*SHORT EXERCISE*: Include the line with "const yMax = 31.7;" and every line before it in the entries below, echoed exactly, but not the pictures.

*DATASET*:
##############################
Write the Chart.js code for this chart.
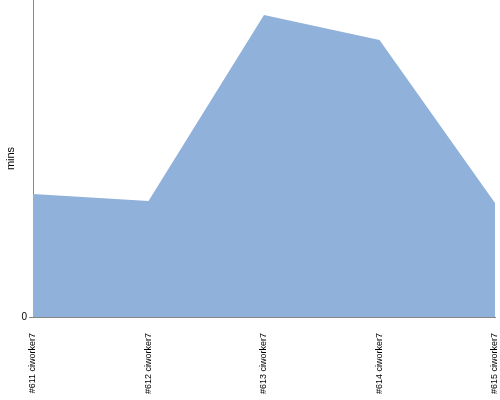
<!DOCTYPE html>
<html><head><meta charset="utf-8">
<script src="https://cdn.jsdelivr.net/npm/chart.js@4/dist/chart.umd.min.js"></script>
<style>html,body{margin:0;padding:0;background:#fff}#w{width:500px;height:400px}</style>
</head><body><div id="w"><canvas id="c"></canvas></div>
<script>
const categories = ["#611 ciworker7", "#612 ciworker7", "#613 ciworker7", "#614 ciworker7", "#615 ciworker7"];
const durations = [12.3, 11.6, 30.2, 27.7, 11.4];
const yTickValues = [0];
const yMax = 31.7;

new Chart(document.getElementById('c'), {
  type: 'line',
  data: {
    labels: categories,
    datasets: [{
      label: 'mins',
      data: durations,
      fill: 'origin',
      backgroundColor: '#8fb1da',
      borderColor: '#8fb1da',
      borderWidth: 0,
      pointRadius: 0,
      tension: 0
    }]
  },
  options: {
    responsive: true,
    maintainAspectRatio: false,
    animation: false,
    layout: { padding: { top: 0, right: 5, left: 0, bottom: 0 } },
    plugins: { legend: { display: false }, tooltip: { enabled: false } },
    scales: {
      x: {
        offset: false,
        grid: { display: true, drawOnChartArea: false, drawTicks: false },
        border: { color: '#888', width: 1 },
        ticks: {
          autoSkip: false, maxRotation: 90, minRotation: 90, padding: 16,
          color: '#000', font: { family: 'Liberation Sans, Arial', size: 9 }
        },
        afterFit: (s) => { s.height = 83; s.paddingLeft = 0; s.paddingRight = 0; }
      },
      y: {
        min: 0, max: yMax,
        afterBuildTicks: (s) => { s.ticks = yTickValues.map(v => ({ value: v })); },
        grid: { display: true, drawOnChartArea: false, drawTicks: true, tickLength: 4, color: '#888' },
        border: { color: '#888', width: 1 },
        ticks: { padding: 2, color: '#000', font: { family: 'Liberation Sans, Arial', size: 10 } },
        title: { display: true, text: 'mins', color: '#000', padding: { top: 4, bottom: 0 }, font: { family: 'Liberation Sans, Arial', size: 11 } },
        afterFit: (s) => { s.width = 33; s.paddingTop = 0; s.paddingBottom = 0; }
      }
    }
  }
});
</script>
</body></html>
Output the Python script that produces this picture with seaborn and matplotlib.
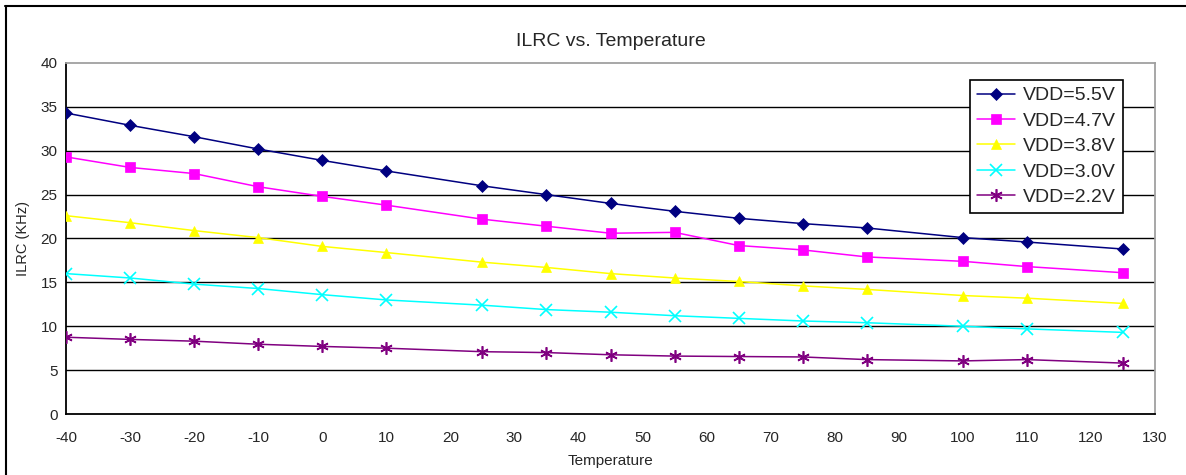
##############################
*WORKED SOLUTION*:
Write the Chart.js code for this chart.
<!DOCTYPE html>
<html><head><meta charset="utf-8">
<script src="https://cdn.jsdelivr.net/npm/chart.js@4/dist/chart.umd.min.js"></script>
<style>html,body{margin:0;padding:0;background:#fff}#w{width:500px;height:400px}</style>
</head><body><div id="w"><canvas id="c"></canvas></div>
<script>
const categories = ["#611 ciworker7", "#612 ciworker7", "#613 ciworker7", "#614 ciworker7", "#615 ciworker7"];
const durations = [12.3, 11.6, 30.2, 27.7, 11.4];
const yTickValues = [0];
const yMax = 31.7;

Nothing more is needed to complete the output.